As though to draw the stories out through touch, I run curious fingers over the complicated shapes and textures of the skull. I feel the chipped and broken edges, brush bits of dirt out of the corners and crevices, trace the shapes of cracks and stains.
I notice also something out of place on my own hand - a loose bit of dry skin by a fingernail. I pull it away, unthinking, and it tears a bit of healthy skin off with it. A drop of blood wells up, and, on an impulse, I press it to the forehead of the skull. The dry, chalky bone soaks it up like paper might. Ordinarily I would have simply licked the blood off my finger, but somehow this feels like the time and place for a ritual - it feels right to anoint the antlered skull like this, communing a step further than the one-sided conversation we've been having.
I set the skull down with the other bones, close my eyes, and listen again.
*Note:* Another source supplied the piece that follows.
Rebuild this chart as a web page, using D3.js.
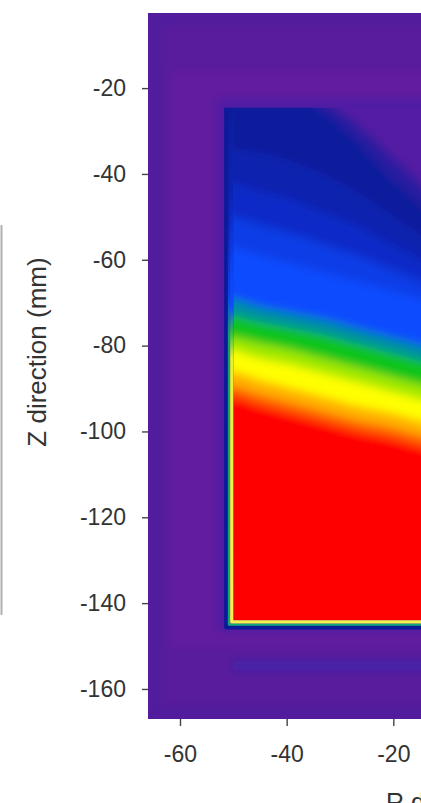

The towhee scratches in the leaves some more, then stops. A jay caws somewhere in the trees above. A little way up the creek, water makes a faint cascading sound as it trickles from one broad, slow pool into another. A fly buzzes somewhere nearby, and, a little more distant, I hear the lower hum of a bee.
A slight breeze stirs the leaves above with a very faint shhhhhwhhhhshhhshhhh. I let that sound fill my mind, clearing away thought.
No messages come through from the trees, or from the bones, but for a minute there, the whispers of the forest sound almost like music.